"Yalnızca kendim olmaktan bıkmıştım" der Romain Gary, Emile Ajar takma adıyla yazdığı "Onca Yoksulluk Varken" kitabının yayınlanışından epey sonra! Bu söz sanki kitabın adına gerekçevari bir sözdür.
Yaşar Kemal üstad 1970 yılında Necmi Onur'a verdiği bir röportajda "Çağımızda insanlığın başına gelmiş ve gelecek olan en büyük felaket, yoksulluktur" sözünü boşuna söylememişti.
İşte iki büyük kalemin bundan yarım asır evvel birbirlerinden hayli uzakta yoksulluğa böylesine vurgu yapmaları boşuna değil(di).

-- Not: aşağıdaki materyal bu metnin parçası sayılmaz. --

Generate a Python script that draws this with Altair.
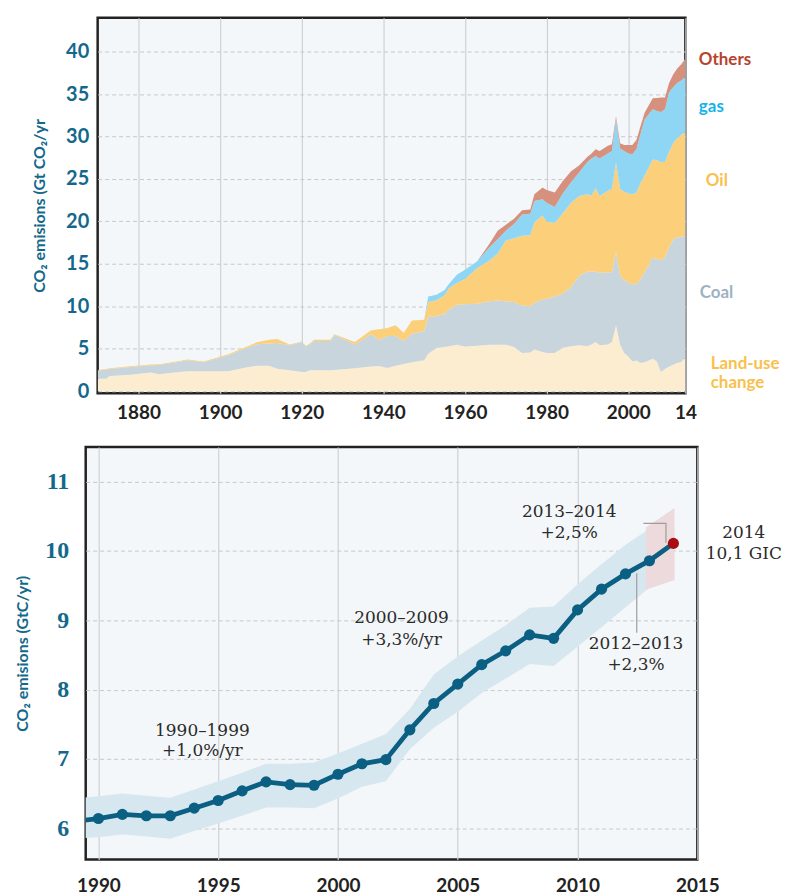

Onca/bunca yoksulluk yaşanıyorken sanki "yokmuş/yaşanmıyormuş" gibi davranmak, çeşitli işlerle haşır neşir olmak! Hatta daha da ötesi yoksulluğu yoksullara "kader"miş gibi unuttururcasına ilahi bir tefsirle adeta yedirmek, dercetmek!
Yoksulluk meselenin bir yanıyken! Öbür yanı da zorbalık ve zulüm, eziyet!
İkili bir kıskaç misali insanın boynuna kement. Hem yoksulluk, hem zulüm...
Maalesef iliklerimize kadar upuzun bir süredir bu çağ yangını/felaketinde tam da bunu yaşıyoruz. Bir yanımız felaket misali yangın yeri adeta kimilerimize, öbür yanımız da güllük-gülistanlık sanki bir başka kimilerine!
Öyle değil hâlbuki!
Romain Gary "Polonya'da Bir Kuş Var" kitabında; "Bir gün; aç kalmak, üşümek yasaklanacak" istencini boşuna mı haykırıyor(du)!
Bir yıl kadar önce Keçi Burcunda açılan Ahmet Güneştekin'in "Hafıza ve Yüzleşme" sergisi üzerine Ankara merkezli politikaları savunan biri demişti ki; "Bu tür hafıza eksenli işler iyi değil, yeni yeni kabuk bağlamış yarayı tekrar kanatır. Unutturmak lazım. Unutturmak lazım ki, o unutturulanın yerine yeni bir yaşam oluşsun"!
İşte tam da bu yapılmaya çalışılıyor sanki şimdilerde.
Oysa kültür, sanat denilen işler; aslında amiyane tabiriyle "karın doyurur" işler değil. İnsan denilen eşref-i mahlukat'ın ruhuna, dimağına hitap eden işlerdir. İnsanın ruhu acıyla gark olmuşsa bilinçaltı dediğimiz her daim kusar.
Önceki gün trajedinin giriş kapısı olarak zihinlerde tazeliğini koruyan Diyarbakır Suriçi'nin Dört Ayaklı Minaresi'nin önünden geçiyorduk. Kalabalık bir yerli turist grubu fotoğraf çektiriyordu. Yanımdaki arkadaşım "şöyle dört sütunu derinlemesine kadraja alıp arka plandaki masada bir başına çay karesi ne güzel olur" dedi.
Bir şey diyemedim sustum. Çünkü orada hafızada tarihi ve kültürel mirasa sahip çıkma konuşmasını yaptıktan hemen sonra tek kurşunla vurulmuş boylu boyunca yerde bir ölü yatıyordu. Ve izler koca oyuk şeklindeki deliklerle bazalt taş sütunların bağrında öylece duruyordu. O turistlerden biri elini o oyuklara sürüyordu!
Sahi şimdi kim, hangi vicdan ehli oralarda çay içip, festival eğlencesine katılacaktı ki!